In any consumer ISP network there are several bottlenecks, and in many cases it's not actually the "last mile", it's in the core network. The issue isn't actually the fibre itself - good, modern optical cables can easily carry terabits/sec of data. The problem is switching and routing it at each end. Those packets might jump down the cable at the speed of light but when they arrive at the other end they have to turned back into electrical signals, processed into packets and then routed around. There are machines that can do this at 10 gigabits/sec but they are incredibly expensive because they rely on, eg, high precision optics that only a handful of companies in the world are able to make. As far as I know no commercial equipment can go faster than 10 Gb/sec, if you see links claiming to be faster than that it means multiple routers are connected at each end and they are using different wavelengths (colours) on the same bit of glass.
What this research has done is improve the efficiency of a material that can turn light into electricity at rates much faster than traditional devices can. That means that a single router can potentially handle much more traffic on the same link, ie, at lower cost. If you can get a lot more routing bang for your buck, you can upgrade your core network significantly, and then raising the caps or lowering prices is just a matter of policy. Whether that actually happens of course depends on whether there's local competition or government regulators interested in forcing the hand of monopolies, but there are technical reasons why bandwidth is limited and non-free.
The problem isn't the fiber. We have a crap ton of it running everywhere. It's really cheap to run fiber. This technology could make us better able to increase the rates further, but seeing as none of that gets to end users our internet will still suck. We have such a glut of fiber that a 100x communication boost means we'd just use less of the already huge amount of fiber. So rather than using only 2 of the 100 fibers we have, we'll use 1 and send even less light down that series of tubes.

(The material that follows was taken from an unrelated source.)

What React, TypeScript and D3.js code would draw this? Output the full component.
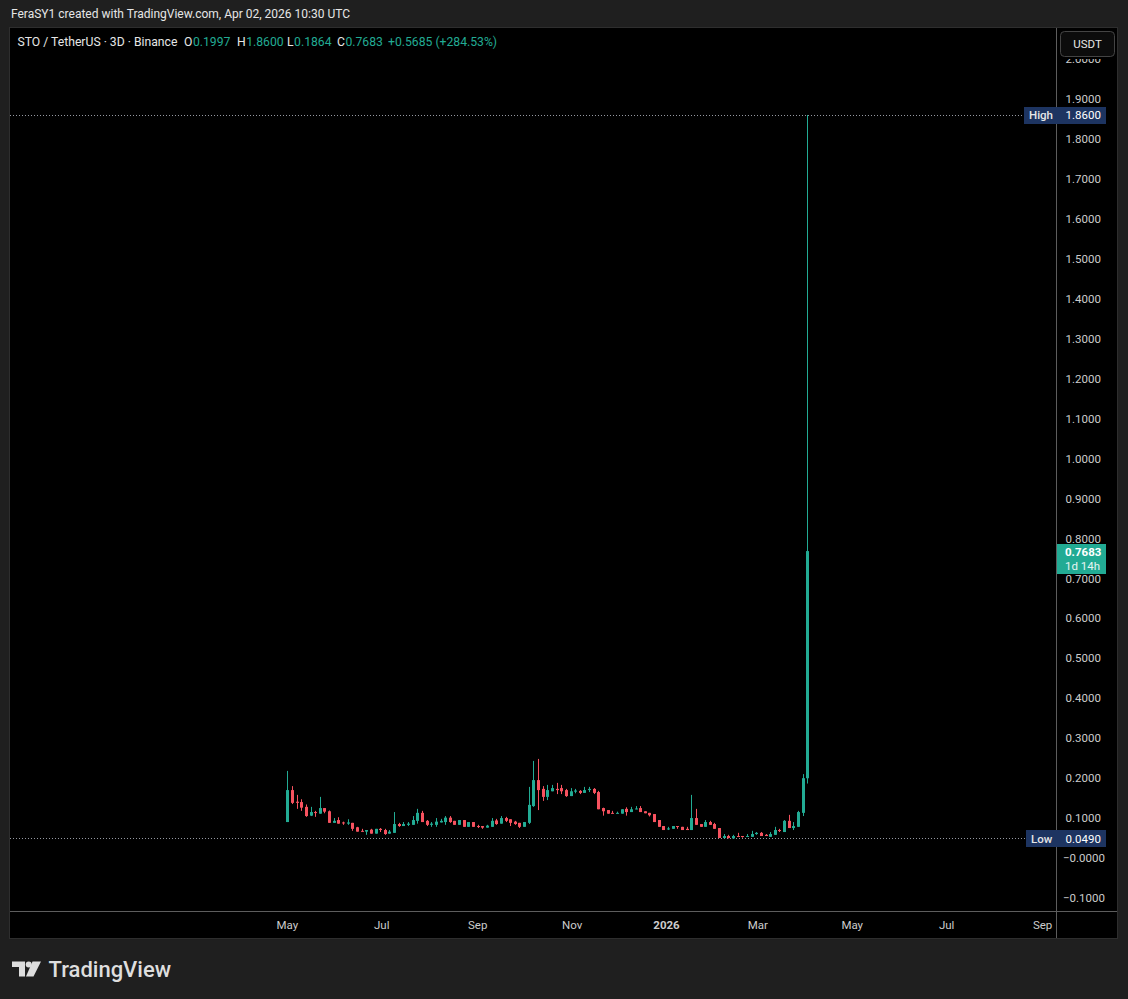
import React from "react";
import * as d3 from "d3";

// ---------- DATA ----------
const firstCandleDate = "2025-04-30";
const candleStepDays = 3;

const opens = [
  0.090, 0.170, 0.141, 0.140, 0.128, 0.106, 0.115, 0.111, 0.125, 0.117,
  0.088, 0.095, 0.089, 0.086, 0.088, 0.077, 0.068, 0.066, 0.071, 0.061,
  0.073, 0.070, 0.061, 0.063, 0.085, 0.080, 0.083, 0.083, 0.093, 0.113,
  0.093, 0.083, 0.083, 0.089, 0.090, 0.101, 0.093, 0.083, 0.095, 0.078,
  0.090, 0.080, 0.080, 0.076, 0.078, 0.094, 0.086, 0.100, 0.097, 0.091,
  0.088, 0.078, 0.088, 0.130, 0.195, 0.173, 0.153, 0.167, 0.173, 0.175,
  0.170, 0.155, 0.166, 0.168, 0.163, 0.170, 0.173, 0.165, 0.125, 0.120,
  0.113, 0.111, 0.111, 0.123, 0.115, 0.122, 0.125, 0.117, 0.113, 0.110,
  0.095, 0.080, 0.072, 0.073, 0.080, 0.078, 0.073, 0.070, 0.100, 0.085,
  0.078, 0.090, 0.085, 0.075, 0.050, 0.055, 0.049, 0.055, 0.055, 0.053,
  0.053, 0.060, 0.063, 0.058, 0.053, 0.058, 0.070, 0.065, 0.093, 0.075,
  0.078, 0.113, 0.1997,
];
const highs = [
  0.218, 0.180, 0.158, 0.147, 0.134, 0.128, 0.118, 0.153, 0.125, 0.119,
  0.100, 0.102, 0.091, 0.097, 0.088, 0.078, 0.073, 0.070, 0.073, 0.073,
  0.075, 0.073, 0.070, 0.115, 0.088, 0.090, 0.090, 0.105, 0.123, 0.118,
  0.095, 0.090, 0.100, 0.098, 0.105, 0.105, 0.093, 0.095, 0.095, 0.090,
  0.090, 0.083, 0.080, 0.083, 0.100, 0.098, 0.105, 0.103, 0.097, 0.093,
  0.088, 0.090, 0.178, 0.243, 0.248, 0.180, 0.183, 0.183, 0.188, 0.183,
  0.173, 0.175, 0.173, 0.170, 0.178, 0.178, 0.175, 0.168, 0.126, 0.120,
  0.118, 0.116, 0.122, 0.127, 0.128, 0.130, 0.130, 0.117, 0.113, 0.110,
  0.095, 0.080, 0.078, 0.080, 0.080, 0.078, 0.078, 0.158, 0.123, 0.085,
  0.095, 0.093, 0.088, 0.075, 0.060, 0.058, 0.058, 0.063, 0.055, 0.060,
  0.068, 0.065, 0.065, 0.060, 0.065, 0.078, 0.073, 0.095, 0.108, 0.090,
  0.118, 0.210, 1.8600,
];
const lows = [
  0.090, 0.135, 0.123, 0.118, 0.103, 0.105, 0.103, 0.111, 0.112, 0.088,
  0.088, 0.086, 0.083, 0.083, 0.068, 0.066, 0.066, 0.058, 0.061, 0.061,
  0.065, 0.058, 0.061, 0.063, 0.078, 0.080, 0.080, 0.083, 0.086, 0.090,
  0.080, 0.078, 0.078, 0.089, 0.083, 0.088, 0.083, 0.083, 0.078, 0.078,
  0.078, 0.075, 0.073, 0.076, 0.078, 0.083, 0.086, 0.090, 0.080, 0.083,
  0.075, 0.078, 0.085, 0.128, 0.120, 0.143, 0.145, 0.167, 0.160, 0.160,
  0.153, 0.155, 0.162, 0.160, 0.163, 0.165, 0.160, 0.122, 0.106, 0.111,
  0.111, 0.111, 0.111, 0.106, 0.115, 0.122, 0.115, 0.112, 0.104, 0.090,
  0.078, 0.070, 0.070, 0.073, 0.073, 0.070, 0.070, 0.070, 0.083, 0.078,
  0.078, 0.083, 0.073, 0.050, 0.049, 0.049, 0.049, 0.053, 0.051, 0.053,
  0.053, 0.058, 0.055, 0.055, 0.053, 0.058, 0.065, 0.065, 0.075, 0.070,
  0.078, 0.105, 0.1864,
];
const closes = [
  0.170, 0.138, 0.138, 0.126, 0.105, 0.115, 0.113, 0.125, 0.116, 0.088,
  0.093, 0.086, 0.087, 0.089, 0.073, 0.066, 0.066, 0.070, 0.061, 0.073,
  0.070, 0.060, 0.066, 0.085, 0.080, 0.085, 0.086, 0.095, 0.113, 0.090,
  0.083, 0.086, 0.091, 0.093, 0.101, 0.090, 0.083, 0.095, 0.078, 0.090,
  0.078, 0.078, 0.076, 0.081, 0.093, 0.085, 0.100, 0.093, 0.088, 0.085,
  0.078, 0.090, 0.133, 0.195, 0.170, 0.153, 0.170, 0.175, 0.170, 0.167,
  0.155, 0.167, 0.169, 0.163, 0.170, 0.173, 0.163, 0.122, 0.117, 0.111,
  0.111, 0.113, 0.122, 0.115, 0.122, 0.124, 0.115, 0.112, 0.107, 0.090,
  0.078, 0.070, 0.074, 0.080, 0.078, 0.070, 0.070, 0.100, 0.083, 0.078,
  0.090, 0.083, 0.073, 0.050, 0.055, 0.050, 0.055, 0.053, 0.053, 0.055,
  0.060, 0.063, 0.055, 0.055, 0.060, 0.070, 0.068, 0.093, 0.075, 0.080,
  0.115, 0.1998, 0.7683,
];

const priceTickValues = [
  -0.1, 0.0, 0.1, 0.2, 0.3, 0.4, 0.5, 0.6, 0.7, 0.8, 0.9, 1.0, 1.1,
  1.2, 1.3, 1.4, 1.5, 1.6, 1.7, 1.8, 1.9, 2.0,
];
const priceTickLabels = [
  "−0.1000", "−0.0000", "0.1000", "0.2000", "0.3000", "0.4000", "0.5000",
  "0.6000", "0.7000", "0.8000", "0.9000", "1.0000", "1.1000", "1.2000",
  "1.3000", "1.4000", "1.5000", "1.6000", "1.7000", "1.8000", "1.9000", "2.0000",
];
const timeTickDates = [
  "2025-05-01", "2025-07-01", "2025-09-01", "2025-11-01", "2026-01-01",
  "2026-03-01", "2026-05-01", "2026-07-01", "2026-09-01",
];
const timeTickLabels = ["May", "Jul", "Sep", "Nov", "2026", "Mar", "May", "Jul", "Sep"];

const headerText = "FeraSY1 created with TradingView.com, Apr 02, 2026 10:30 UTC";
const symbolText = "STO / TetherUS · 3D · Binance";
const legendLabels = ["O", "H", "L", "C"];
const legendValues = ["0.1997", "1.8600", "0.1864", "0.7683"];
const changeText = "+0.5685 (+284.53%)";
const highValue = 1.86;
const highText = "1.8600";
const lowValue = 0.049;
const lowText = "0.0490";
const lastPrice = 0.7683;
const lastPriceText = "0.7683";
const countdownText = "1d 14h";
const currencyText = "USDT";

// ---------- STYLE ----------
const UP = "#22ab94";
const DOWN = "#f7525f";
const FONT = "Roboto, 'Liberation Sans', sans-serif";

export default function App() {
  const W = 1128;
  const H = 999;
  const paneL = 10, paneR = 1117, paneT = 28, paneB = 938;
  const axisX = 1056.5;
  const timeY = 911.5;

  const y = d3.scaleLinear().domain([0, 1.9]).range([858, 99]);
  const start = new Date(firstCandleDate + "T00:00:00Z");
  const dates = opens.map((_, i) => d3.utcDay.offset(start, i * candleStepDays));
  const x = d3
    .scaleUtc()
    .domain([dates[0], dates[dates.length - 1]])
    .range([287.3, 807.3]);

  const legendLabelX = [184, 237, 287, 337];

  const snap = (v: number) => Math.round(v);

  return (
    <svg
      width={W}
      height={H}
      style={{ position: "absolute", left: 0, top: 0, display: "block" }}
      fontFamily={FONT}
    >
      <rect x={0} y={0} width={W} height={H} fill="#1f1f1f" />
      <text x={11} y={18} fill="#e6e6e6" fontSize={12}>
        {headerText}
      </text>

      {/* pane */}
      <rect x={paneL - 0.5} y={paneT - 0.5} width={paneR - paneL + 1} height={paneB - paneT + 1} fill="#000" stroke="#2e2e2e" />

      {/* high / low dotted lines */}
      <line x1={paneL} x2={1024} y1={snap(y(highValue)) + 0.5} y2={snap(y(highValue)) + 0.5} stroke="#9598a1" strokeDasharray="1 2" />
      <line x1={paneL} x2={1026} y1={snap(y(lowValue)) + 0.5} y2={snap(y(lowValue)) + 0.5} stroke="#9598a1" strokeDasharray="1 2" />

      {/* candles */}
      <g>
        {dates.map((d, i) => {
          const o = opens[i], c = closes[i], h = highs[i], l = lows[i];
          const col = c >= o ? UP : DOWN;
          const xc = snap(x(d));
          const top = y(Math.max(o, c));
          const bot = y(Math.min(o, c));
          const bh = Math.max(1, bot - top);
          return (
            <g key={i}>
              <line x1={xc + 0.5} x2={xc + 0.5} y1={y(h)} y2={y(l)} stroke={col} strokeWidth={1} />
              <rect x={xc - 1} y={top} width={3} height={bh} fill={col} />
            </g>
          );
        })}
      </g>

      {/* axis separators */}
      <line x1={axisX} x2={axisX} y1={paneT} y2={paneB} stroke="#5d5d5d" />
      <line x1={paneL} x2={paneR} y1={timeY} y2={timeY} stroke="#5d5d5d" />

      {/* price axis labels */}
      <g fontSize={11.5} fill="#cccccc">
        {priceTickValues.map((v, i) => (
          <text key={i} x={v <= 0 ? 1063 : 1065.5} y={y(v)} dy="0.36em">
            {priceTickLabels[i]}
          </text>
        ))}
      </g>

      {/* USDT button area */}
      <rect x={1057} y={28} width={59} height={31} fill="#000" />
      <rect x={1060.5} y={31.5} width={54} height={25} rx={4} fill="#0c0c0c" stroke="#444" />
      <text x={1087.5} y={44} dy="0.36em" textAnchor="middle" fill="#e6e6e6" fontSize={11.5}>
        {currencyText}
      </text>

      {/* High label */}
      <rect x={1024} y={snap(y(highValue)) - 8} width={82} height={17} fill="#1d3461" />
      <text x={1029} y={y(highValue)} dy="0.36em" fill="#e6e6e6" fontSize={11.5} fontWeight={500}>High</text>
      <text x={1065.5} y={y(highValue)} dy="0.36em" fill="#ffffff" fontSize={11.5}>{highText}</text>

      {/* Low label */}
      <rect x={1026} y={snap(y(lowValue)) - 8} width={80} height={17} fill="#1d3461" />
      <text x={1031} y={y(lowValue)} dy="0.36em" fill="#e6e6e6" fontSize={11.5} fontWeight={500}>Low</text>
      <text x={1065.5} y={y(lowValue)} dy="0.36em" fill="#ffffff" fontSize={11.5}>{lowText}</text>

      {/* last price label */}
      <rect x={1057} y={snap(y(lastPrice)) - 7} width={49} height={30} fill={UP} />
      <text x={1065} y={y(lastPrice) + 1} dy="0.36em" fill="#ffffff" fontSize={11.5} fontWeight={700}>{lastPriceText}</text>
      <text x={1065} y={y(lastPrice) + 15} dy="0.36em" fill="#e6f5f2" fontSize={11.5}>{countdownText}</text>

      {/* time axis labels */}
      <g fontSize={11.5} fill="#cccccc" textAnchor="middle">
        {timeTickDates.map((s, i) => (
          <text
            key={i}
            x={x(new Date(s + "T00:00:00Z")) - 1.5}
            y={925}
            dy="0.36em"
            fontWeight={timeTickLabels[i] === "2026" ? 700 : 400}
          >
            {timeTickLabels[i]}
          </text>
        ))}
      </g>

      {/* legend */}
      <g fontSize={12.2}>
        <text x={17.5} y={42} dy="0.36em" fill="#e6e6e6">{symbolText}</text>
        {legendLabels.map((lab, i) => (
          <text key={i} x={legendLabelX[i]} y={42} dy="0.36em" fill="#e6e6e6">
            {lab}
            <tspan dx={0.5} fill={UP}>{legendValues[i]}</tspan>
          </text>
        ))}
        <text x={388} y={42} dy="0.36em" fill={UP}>{changeText}</text>
      </g>

      {/* TradingView logo */}
      <g fill="#dedede">
        <path d="M12,961.5 H25 V976.5 H19 V967 H12 Z" />
        <circle cx={28.7} cy={964.5} r={3} />
        <path d="M32.5,961.5 H41 L33.5,976.5 H26 Z" />
        <text x={48.5} y={976.5} fontSize={22} fontWeight={500}>TradingView</text>
      </g>
    </svg>
  );
}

It is no longer uncommon to be uncommon.
FWIW, ten years ago I lived in a house built in the 50s... The sleepy little housing development it sat in was STILL being served by the original PAPER INSULATED CABLES installed when the place was new...
After a good rainstorm you could pick up the phone, hit any number to kill the dial tone, and listen to a half dozen conversations leaking across the wet paper...
The telephone and cable companies will drag their feet for as long as consumers let them...
MY Internet connection is on a point-point radio since the nearest fiber optic/DSL branch is about five miles short of getting here...
Graphene detectors will be nice... someday.... but we could do SO MUCH MORE with infrastructure RIGHT NOW!!!